## Provided entries
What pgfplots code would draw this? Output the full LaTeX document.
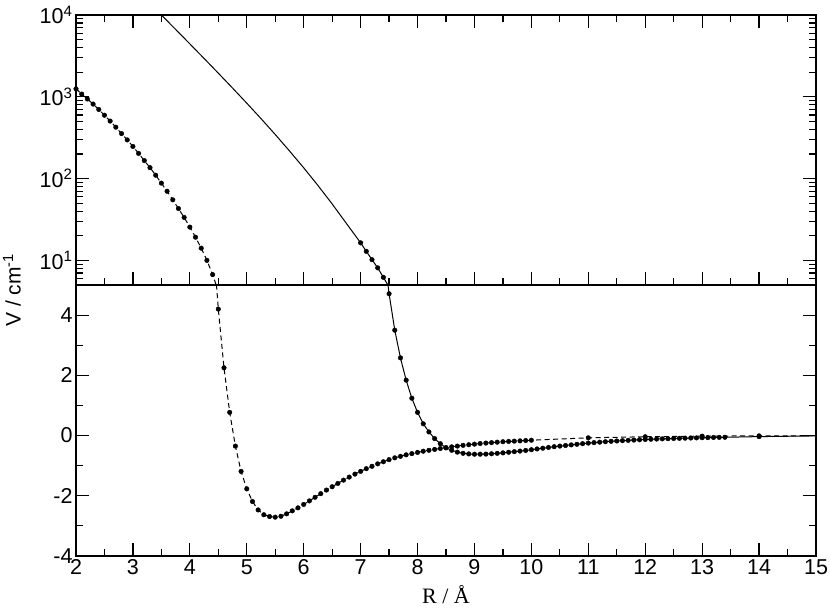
\documentclass[border=0pt]{standalone}
\usepackage{fontspec}
\setmainfont{Liberation Sans}
\newfontfamily\seriffont{Liberation Serif}
\usepackage{pgfplots}
\pgfplotsset{compat=1.18}
\begin{document}
\begin{tikzpicture}[x=1pt,y=1pt]
\path[use as bounding box] (0,0) rectangle (830,-610);
\pgfplotsset{
  every axis/.append style={
    scale only axis, width=740pt,
    xmin=2, xmax=15,
    axis line style={line width=1.6pt},
    every tick/.style={line width=1.2pt, black},
    major tick length=13pt, minor tick length=7pt,
    tick align=inside,
    xtick={2,3,4,5,6,7,8,9,10,11,12,13,14,15},
    minor xtick={2.5,3.5,4.5,5.5,6.5,7.5,8.5,9.5,10.5,11.5,12.5,13.5,14.5},
    ticklabel style={font=\fontsize{21.5}{25}\selectfont},
    /pgf/number format/assume math mode=true,
    ytick pos=both, yticklabel pos=left,
    clip=true,
  },
  Aline/.style={black, line width=1pt, dash pattern=on 5pt off 3.5pt},
  Bline/.style={black, line width=1pt},
  dot/.style={only marks, mark=*, mark size=2.3pt, mark options={solid, fill=black, draw=black}},
}
% ---------- top panel (log) ----------
\begin{axis}[at={(76pt,-15pt)}, anchor=north west, height=270pt,
  ymode=log, ymin=5, ymax=10000,
  ytick={10,100,1000,10000},
  yticklabels={10\textsuperscript{1},10\textsuperscript{2},10\textsuperscript{3},10\textsuperscript{4}},
  minor ytick={6,7,8,9,20,30,40,50,60,70,80,90,200,300,400,500,600,700,800,900,2000,3000,4000,5000,6000,7000,8000,9000},
  xticklabels={}, xtick pos=both]
\addplot[Aline] coordinates {
(2.0,1250)(2.1,1080)(2.2,940)(2.3,815)(2.4,700)(2.5,595)(2.6,505)(2.7,425)(2.8,355)(2.9,297)
(3.0,247)(3.1,203)(3.2,166)(3.3,136)(3.4,110)(3.5,88)(3.6,70)(3.7,55)(3.8,43)(3.9,33.5)
(4.0,25.5)(4.1,19.2)(4.2,14.1)(4.3,10.0)(4.4,6.7)(4.5,4.2)};
\addplot[dot] coordinates {
(2.0,1250)(2.1,1080)(2.2,940)(2.3,815)(2.4,700)(2.5,595)(2.6,505)(2.7,425)(2.8,355)(2.9,297)
(3.0,247)(3.1,203)(3.2,166)(3.3,136)(3.4,110)(3.5,88)(3.6,70)(3.7,55)(3.8,43)(3.9,33.5)
(4.0,25.5)(4.1,19.2)(4.2,14.1)(4.3,10.0)(4.4,6.7)};
\addplot[Bline] coordinates {
(3.45,10840)(3.5,10000)(3.75,6668)(4.0,4436)(4.25,2944)(4.5,1945)(4.75,1279)(5.0,836)
(5.25,541)(5.5,346)(5.75,218)(6.0,135.5)(6.25,82.4)(6.5,49.0)(6.75,28.3)
(7.0,16.4)(7.1,12.9)(7.2,10.2)(7.3,8.1)(7.4,6.2)(7.5,4.71)};
\addplot[dot] coordinates {(7.0,16.4)(7.1,12.9)(7.2,10.2)(7.3,8.1)(7.4,6.2)};
\end{axis}
% ---------- bottom panel (linear) ----------
\begin{axis}[at={(76pt,-285pt)}, anchor=north west, height=271pt,
  ymin=-4, ymax=5,
  ytick={-4,-2,0,2,4}, yticklabels={-4,-2,0,2,4},
  minor ytick={-3,-1,1,3},
  xticklabels={2,3,4,5,6,7,8,9,10,11,12,13,14,15},
  xtick pos=left]
\addplot[Aline] coordinates {
(4.4,6.7)(4.5,4.2)(4.6,2.25)(4.7,0.77)(4.8,-0.35)(4.9,-1.19)(5.0,-1.77)(5.1,-2.19)(5.2,-2.47)
(5.3,-2.63)(5.4,-2.69)(5.5,-2.71)(5.6,-2.68)(5.7,-2.60)(5.8,-2.50)(5.9,-2.40)(6.0,-2.29)
(6.1,-2.17)(6.2,-2.05)(6.3,-1.93)(6.4,-1.81)(6.5,-1.70)(6.6,-1.59)(6.7,-1.48)(6.8,-1.38)
(6.9,-1.28)(7.0,-1.19)(7.1,-1.10)(7.2,-1.02)(7.3,-0.94)(7.4,-0.87)(7.5,-0.80)(7.6,-0.74)
(7.7,-0.69)(7.8,-0.64)(7.9,-0.60)(8.0,-0.56)(8.1,-0.52)(8.2,-0.49)(8.3,-0.46)(8.4,-0.43)
(8.5,-0.40)(8.6,-0.375)(8.7,-0.35)(8.8,-0.325)(8.9,-0.305)(9.0,-0.285)(9.1,-0.265)(9.2,-0.25)
(9.3,-0.235)(9.4,-0.22)(9.5,-0.205)(9.6,-0.195)(9.7,-0.185)(9.8,-0.175)(9.9,-0.165)(10.0,-0.155)
(11,-0.075)(12,-0.04)(13,-0.02)(14,-0.01)(15,-0.005)};
\addplot[dot] coordinates {
(4.5,4.2)(4.6,2.25)(4.7,0.77)(4.8,-0.35)(4.9,-1.19)(5.0,-1.77)(5.1,-2.19)(5.2,-2.47)
(5.3,-2.63)(5.4,-2.69)(5.5,-2.71)(5.6,-2.68)(5.7,-2.60)(5.8,-2.50)(5.9,-2.40)(6.0,-2.29)
(6.1,-2.17)(6.2,-2.05)(6.3,-1.93)(6.4,-1.81)(6.5,-1.70)(6.6,-1.59)(6.7,-1.48)(6.8,-1.38)
(6.9,-1.28)(7.0,-1.19)(7.1,-1.10)(7.2,-1.02)(7.3,-0.94)(7.4,-0.87)(7.5,-0.80)(7.6,-0.74)
(7.7,-0.69)(7.8,-0.64)(7.9,-0.60)(8.0,-0.56)(8.1,-0.52)(8.2,-0.49)(8.3,-0.46)(8.4,-0.43)
(8.5,-0.40)(8.6,-0.375)(8.7,-0.35)(8.8,-0.325)(8.9,-0.305)(9.0,-0.285)(9.1,-0.265)(9.2,-0.25)
(9.3,-0.235)(9.4,-0.22)(9.5,-0.205)(9.6,-0.195)(9.7,-0.185)(9.8,-0.175)(9.9,-0.165)(10.0,-0.155)
(11,-0.075)(12,-0.04)(13,-0.02)(14,-0.01)};
\addplot[Bline] coordinates {
(7.3,8.1)(7.4,6.2)(7.5,4.71)(7.6,3.50)(7.7,2.58)(7.8,1.84)(7.9,1.24)(8.0,0.77)(8.1,0.39)
(8.2,0.12)(8.3,-0.10)(8.4,-0.27)(8.5,-0.41)(8.6,-0.49)(8.7,-0.55)(8.8,-0.59)(8.9,-0.61)
(9.0,-0.62)(9.1,-0.62)(9.2,-0.615)(9.3,-0.605)(9.4,-0.59)(9.5,-0.575)(9.6,-0.555)(9.7,-0.535)
(9.8,-0.515)(9.9,-0.495)(10.0,-0.47)(10.1,-0.445)(10.2,-0.42)(10.3,-0.395)(10.4,-0.37)
(10.5,-0.35)(10.6,-0.33)(10.7,-0.31)(10.8,-0.29)(10.9,-0.27)(11.0,-0.25)(11.1,-0.235)
(11.2,-0.22)(11.3,-0.205)(11.4,-0.19)(11.5,-0.18)(11.6,-0.17)(11.7,-0.16)(11.8,-0.15)
(11.9,-0.14)(12.0,-0.13)(12.1,-0.123)(12.2,-0.116)(12.3,-0.11)(12.4,-0.104)(12.5,-0.098)
(12.6,-0.092)(12.7,-0.087)(12.8,-0.082)(12.9,-0.077)(13.0,-0.072)(13.1,-0.068)(13.2,-0.064)
(13.3,-0.06)(13.4,-0.057)(14,-0.035)(15,-0.012)};
\addplot[dot] coordinates {
(7.5,4.71)(7.6,3.50)(7.7,2.58)(7.8,1.84)(7.9,1.24)(8.0,0.77)(8.1,0.39)
(8.2,0.12)(8.3,-0.10)(8.4,-0.27)(8.5,-0.41)(8.6,-0.49)(8.7,-0.55)(8.8,-0.59)(8.9,-0.61)
(9.0,-0.62)(9.1,-0.62)(9.2,-0.615)(9.3,-0.605)(9.4,-0.59)(9.5,-0.575)(9.6,-0.555)(9.7,-0.535)
(9.8,-0.515)(9.9,-0.495)(10.0,-0.47)(10.1,-0.445)(10.2,-0.42)(10.3,-0.395)(10.4,-0.37)
(10.5,-0.35)(10.6,-0.33)(10.7,-0.31)(10.8,-0.29)(10.9,-0.27)(11.0,-0.25)(11.1,-0.235)
(11.2,-0.22)(11.3,-0.205)(11.4,-0.19)(11.5,-0.18)(11.6,-0.17)(11.7,-0.16)(11.8,-0.15)
(11.9,-0.14)(12.0,-0.13)(12.1,-0.123)(12.2,-0.116)(12.3,-0.11)(12.4,-0.104)(12.5,-0.098)
(12.6,-0.092)(12.7,-0.087)(12.8,-0.082)(12.9,-0.077)(13.0,-0.072)(13.1,-0.068)(13.2,-0.064)
(13.3,-0.06)(13.4,-0.057)(14,-0.035)};
\end{axis}
\node[rotate=90, font=\fontsize{21}{25}\selectfont] at (12,-290) {V / cm\textsuperscript{-1}};
\node[anchor=base, font=\seriffont\fontsize{22}{26}\selectfont] at (446,-603) {R / Å};
\end{tikzpicture}
\end{document}
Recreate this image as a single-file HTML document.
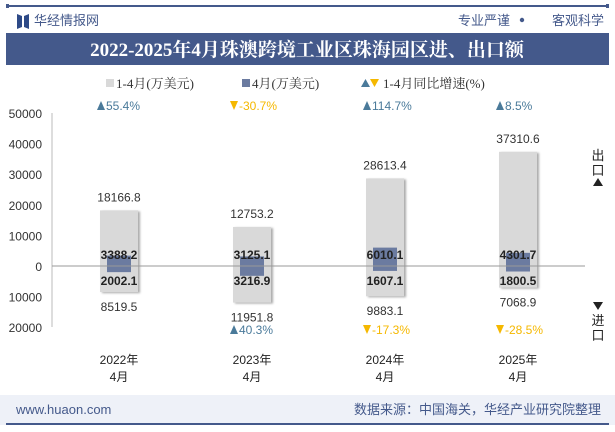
<!DOCTYPE html>
<html><head><meta charset="utf-8"><style>
body{margin:0;width:615px;height:427px;overflow:hidden;background:#fff;font-family:"Liberation Sans","Noto Sans CJK SC",sans-serif;}
</style></head><body>
<svg width="615" height="427" xmlns="http://www.w3.org/2000/svg" font-family="Liberation Sans, Noto Sans CJK SC, sans-serif">
<rect x="6" y="5" width="603" height="2" fill="#44598b"/>
<rect x="6" y="4" width="3" height="4" fill="#44598b"/><rect x="606" y="4" width="3" height="4" fill="#44598b"/>
<g><path d="M17 14 L22 16 L22 27 L17 29 Z M29 14 L24 16 L24 27 L29 29 Z" fill="#2e4a87"/></g>
<text x="34" y="25" font-size="13" fill="#44598b">华经情报网</text>
<text x="510" y="25" font-size="13" fill="#44598b" text-anchor="end">专业严谨</text>
<circle cx="522" cy="20" r="2.2" fill="#44598b"/>
<text x="604" y="25" font-size="13" fill="#44598b" text-anchor="end">客观科学</text>
<rect x="6" y="33" width="603" height="32" fill="#44598b"/>
<text x="307" y="56" font-size="19" font-weight="bold" fill="#fff" text-anchor="middle" font-family="Liberation Serif, Noto Serif CJK SC, serif">2022-2025年4月珠澳跨境工业区珠海园区进、出口额</text>
<g font-size="13" fill="#333" font-family="Liberation Serif, Noto Serif CJK SC, serif">
<rect x="106" y="79" width="8" height="8" fill="#d9d9d9"/><text x="116" y="88">1-4月(万美元)</text>
<rect x="242" y="79" width="8" height="8" fill="#6b7ba0"/><text x="252" y="88">4月(万美元)</text>
<path d="M361 87 L365.5 79 L370 87Z" fill="#4a7a9a"/><path d="M370 79 L379 79 L374.5 87Z" fill="#f5b800"/>
<text x="383" y="88">1-4月同比增速(%)</text>
</g>
<rect x="0" y="395" width="615" height="30" fill="#eef1f8"/>
<text x="16" y="414" font-size="13" fill="#44598b">www.huaon.com</text>
<text x="601" y="414" font-size="13" fill="#44598b" text-anchor="end">数据来源：中国海关，华经产业研究院整理</text>
<rect x="6" y="423" width="603" height="2" fill="#44598b"/>
<g id="plot"></g>
<text x="598" y="160" font-size="13" fill="#222" text-anchor="middle">出</text>
<text x="598" y="175" font-size="13" fill="#222" text-anchor="middle">口</text>
<path d="M593 186 L598 178 L603 186Z" fill="#222"/>
<path d="M593 302 L603 302 L598 310Z" fill="#222"/>
<text x="598" y="325" font-size="13" fill="#222" text-anchor="middle">进</text>
<text x="598" y="340" font-size="13" fill="#222" text-anchor="middle">口</text>
</svg>
<script>
const categories=["2022年","2023年","2024年","2025年"];
const exportYtd=[18166.8,12753.2,28613.4,37310.6];
const importYtd=[8519.5,11951.8,9883.1,7068.9];
const exportApr=[3388.2,3125.1,6010.1,4301.7];
const importApr=[2002.1,3216.9,1607.1,1800.5];
const exportGrowth=[55.4,-30.7,114.7,8.5];
const importGrowth=[null,40.3,-17.3,-28.5];
const yTicks=[50000,40000,30000,20000,10000,0,-10000,-20000];
const NS="http://www.w3.org/2000/svg";
const g=document.getElementById('plot');
const y=v=>266-v*0.00306;
const x=i=>119+i*133;
function el(t,a,p){const e=document.createElementNS(NS,t);for(const k in a)e.setAttribute(k,a[k]);(p||g).appendChild(e);return e;}
yTicks.forEach(v=>{const t=el('text',{x:42,y:y(v)+5,'font-size':12,fill:'#333','text-anchor':'end'});t.textContent=Math.abs(v);

});
el('line',{x1:52,y1:113,x2:52,y2:327,stroke:'#bbb'});
const fmt=v=>v.toFixed(1);
categories.forEach((c,i)=>{
 const cx=x(i);
 const b=el('rect',{x:cx-19,y:y(exportYtd[i]),width:38,height:y(-importYtd[i])-y(exportYtd[i]),fill:'#d9d9d9',style:'filter:drop-shadow(2px 1px 1px #aaa)'});
 
 
 const s=el('rect',{x:cx-12,y:y(exportApr[i]),width:24,height:y(-importApr[i])-y(exportApr[i]),fill:'#6b7ba0'});
 
 
 let t=el('text',{x:cx,y:y(exportYtd[i])-9,'font-size':12,fill:'#333','text-anchor':'middle'});t.textContent=fmt(exportYtd[i]);
 t=el('text',{x:cx,y:y(-importYtd[i])+19,'font-size':12,fill:'#333','text-anchor':'middle'});t.textContent=fmt(importYtd[i]);
 t=el('text',{x:cx,y:259,'font-size':12,'font-weight':'bold',fill:'#222','text-anchor':'middle'});t.textContent=fmt(exportApr[i]);
 t=el('text',{x:cx,y:285,'font-size':12,'font-weight':'bold',fill:'#222','text-anchor':'middle'});t.textContent=fmt(importApr[i]);
 [[exportGrowth[i],110],[importGrowth[i],334]].forEach(([v,yy])=>{ if(v==null)return;
  const up=v>=0,col=up?'#4a7a9a':'#f5b800';
  el('path',{d:up?`M${cx-22} ${yy} L${cx-18} ${yy-9} L${cx-14} ${yy}Z`:`M${cx-22} ${yy-9} L${cx-14} ${yy-9} L${cx-18} ${yy}Z`,fill:col});
  const tt=el('text',{x:cx-13,y:yy,'font-size':12,fill:col});tt.textContent=v+'%';
  
  });
 t=el('text',{x:cx,y:364,'font-size':12,fill:'#222','text-anchor':'middle'});t.textContent=c;
 
 
 t=el('text',{x:cx,y:381,'font-size':12,fill:'#222','text-anchor':'middle'});t.textContent='4月';
});
el('line',{x1:52,y1:266,x2:585,y2:266,stroke:'#999'});
</script>
</body></html>
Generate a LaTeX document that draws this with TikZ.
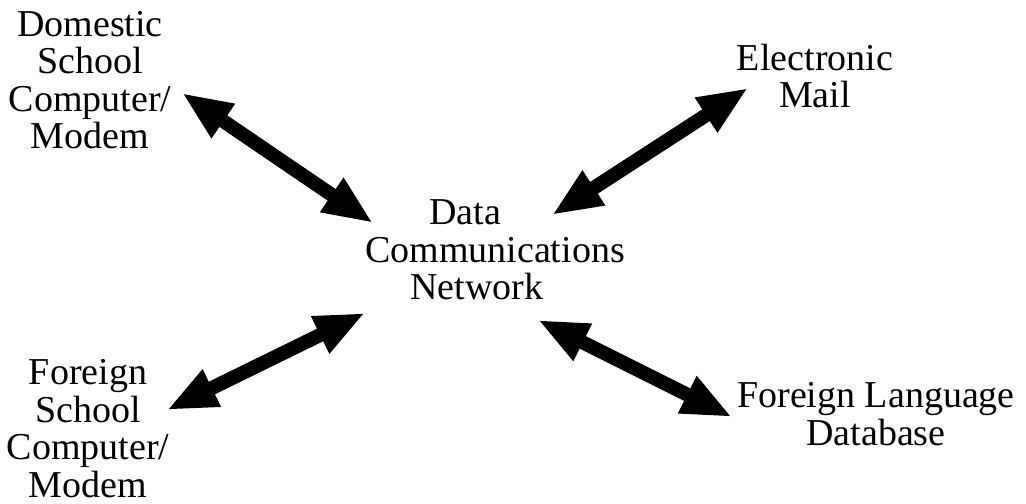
\documentclass[tikz,border=0pt]{standalone}
\usepackage{fontspec}
\setmainfont{Liberation Serif}
\usetikzlibrary{arrows.meta}
\tikzset{
  lbl/.style={align=center, inner sep=0pt, anchor=base,
    font=\fontsize{38bp}{37.5bp}\selectfont},
  dblarrow/.style={line width=14bp,
    {Triangle[length=50bp,width=38bp]}-{Triangle[length=50bp,width=38bp]}}
}
\begin{document}
\begin{tikzpicture}[x=1bp,y=-1bp]
\useasboundingbox (0,0) rectangle (1026,504);
% anchor=base sits on the last line's baseline
\node[lbl] (dom) at (90,149) {Domestic\\School\\Computer/\\Modem};
\node[lbl] (mail) at (815,108) {Electronic\\Mail};
\node[lbl] (net) at (495,300) {Data\hspace*{60bp}\\Communications\\Network\hspace*{36bp}};
\node[lbl] (fsc) at (88,497) {Foreign\\School\\Computer/\\Modem};
\node[lbl] (fld) at (876,445) {Foreign Language\\Database};
\coordinate (a1s) at (182,93);
\coordinate (a1e) at (373,223);
\coordinate (a2s) at (748,88);
\coordinate (a2e) at (552,215);
\coordinate (a3s) at (365,313);
\coordinate (a3e) at (167,410);
\coordinate (a4s) at (538,320);
\coordinate (a4e) at (732,417);
\draw[dblarrow] (a1s) -- (a1e);
\draw[dblarrow] (a2s) -- (a2e);
\draw[dblarrow] (a3s) -- (a3e);
\draw[dblarrow] (a4s) -- (a4e);
\end{tikzpicture}
\end{document}
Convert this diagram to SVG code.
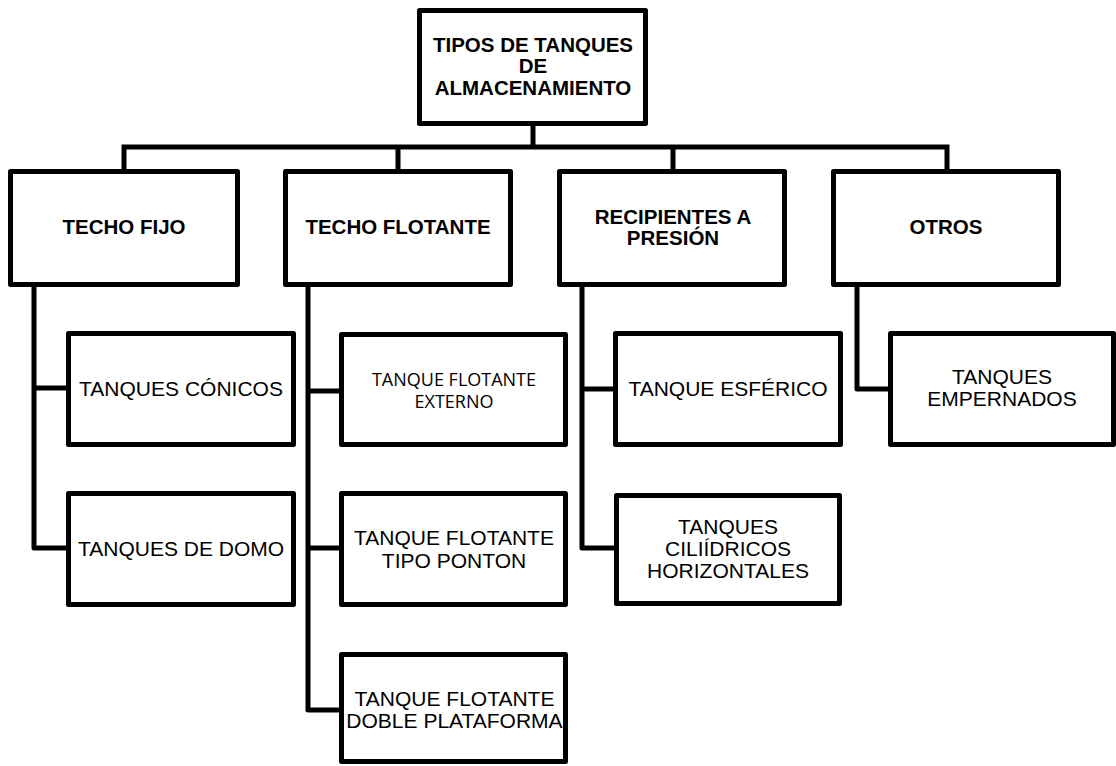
<svg xmlns="http://www.w3.org/2000/svg" width="1116" height="766" viewBox="0 0 1116 766">
  <style>
    .box { fill: #ffffff; stroke: #000000; stroke-width: 5; stroke-linejoin: round; }
    .wire { fill: none; stroke: #000000; stroke-width: 5; stroke-linejoin: round; stroke-linecap: square; }
    .hd { font-family: "Liberation Sans", Arial, sans-serif; font-weight: bold; font-size: 20.5px; fill: #000; text-anchor: middle; }
    .lb { font-family: "Liberation Sans", Arial, sans-serif; font-size: 21px; fill: #000; text-anchor: middle; }
    .lc { font-family: "Open Sans", "Noto Sans", sans-serif; font-size: 18px; fill: #000; text-anchor: middle; }
  </style>
  <rect width="1116" height="766" fill="#ffffff"/>

  <!-- connectors -->
  <g id="connectors">
    <path class="wire" d="M533 126 V147 M124 147 H947 M124 147 V169 M398 147 V169 M673 147 V169 M947 147 V169"/>
    <path class="wire" d="M34 287 V548 H66 M34 388 H66"/>
    <path class="wire" d="M308 287 V710 H339 M308 391 H339 M308 548 H339"/>
    <path class="wire" d="M582 287 V548 H613 M582 389 H613"/>
    <path class="wire" d="M857 287 V389 H888"/>
  </g>

  <g id="root">
    <rect class="box" x="419.5" y="10.5" width="226" height="113"/>
    <text class="hd" x="533" y="52">TIPOS DE TANQUES</text>
    <text class="hd" x="533" y="73">DE</text>
    <text class="hd" x="533" y="95">ALMACENAMIENTO</text>
  </g>

  <g id="techo-fijo">
    <rect class="box" x="10.5" y="171.5" width="227" height="113"/>
    <text class="hd" x="124" y="234">TECHO FIJO</text>
  </g>
  <g id="techo-flotante">
    <rect class="box" x="285.5" y="171.5" width="225" height="113"/>
    <text class="hd" x="398" y="234">TECHO FLOTANTE</text>
  </g>
  <g id="recipientes-presion">
    <rect class="box" x="559.5" y="171.5" width="225" height="113"/>
    <text class="hd" x="673" y="224">RECIPIENTES A</text>
    <text class="hd" x="673" y="245">PRESIÓN</text>
  </g>
  <g id="otros">
    <rect class="box" x="833.5" y="171.5" width="225" height="113"/>
    <text class="hd" x="946" y="234">OTROS</text>
  </g>

  <g id="tanques-conicos">
    <rect class="box" x="68.5" y="333.5" width="225" height="111"/>
    <text class="lb" x="181" y="396">TANQUES CÓNICOS</text>
  </g>
  <g id="tanques-domo">
    <rect class="box" x="68.5" y="493.5" width="225" height="111"/>
    <text class="lb" x="181" y="556">TANQUES DE DOMO</text>
  </g>

  <g id="flotante-externo">
    <rect class="box" x="341.5" y="334.5" width="224" height="110"/>
    <text class="lc" x="454" y="386">TANQUE FLOTANTE</text>
    <text class="lc" x="454" y="408">EXTERNO</text>
  </g>
  <g id="flotante-ponton">
    <rect class="box" x="341.5" y="493.5" width="224" height="111"/>
    <text class="lb" x="454" y="545">TANQUE FLOTANTE</text>
    <text class="lb" x="454" y="568">TIPO PONTON</text>
  </g>
  <g id="flotante-doble">
    <rect class="box" x="341.5" y="654.5" width="224" height="107"/>
    <text class="lb" x="454.5" y="706">TANQUE FLOTANTE</text>
    <text class="lb" x="454.5" y="728">DOBLE PLATAFORMA</text>
  </g>

  <g id="tanque-esferico">
    <rect class="box" x="615.5" y="333.5" width="225" height="111"/>
    <text class="lb" x="728" y="396">TANQUE ESFÉRICO</text>
  </g>
  <g id="tanques-cilindricos">
    <rect class="box" x="616.5" y="495.5" width="223" height="108"/>
    <text class="lb" x="728" y="534">TANQUES</text>
    <text class="lb" x="728" y="556">CILIÍDRICOS</text>
    <text class="lb" x="728" y="578">HORIZONTALES</text>
  </g>

  <g id="tanques-empernados">
    <rect class="box" x="890.5" y="333.5" width="223" height="111"/>
    <text class="lb" x="1002" y="384">TANQUES</text>
    <text class="lb" x="1002" y="406">EMPERNADOS</text>
  </g>
</svg>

## Objective
Search the listing for the word "code" and return each line that holds it.

## Expected answer
What pgfplots code would draw this? Output the full LaTeX document.
Convert this diagram to SVG code.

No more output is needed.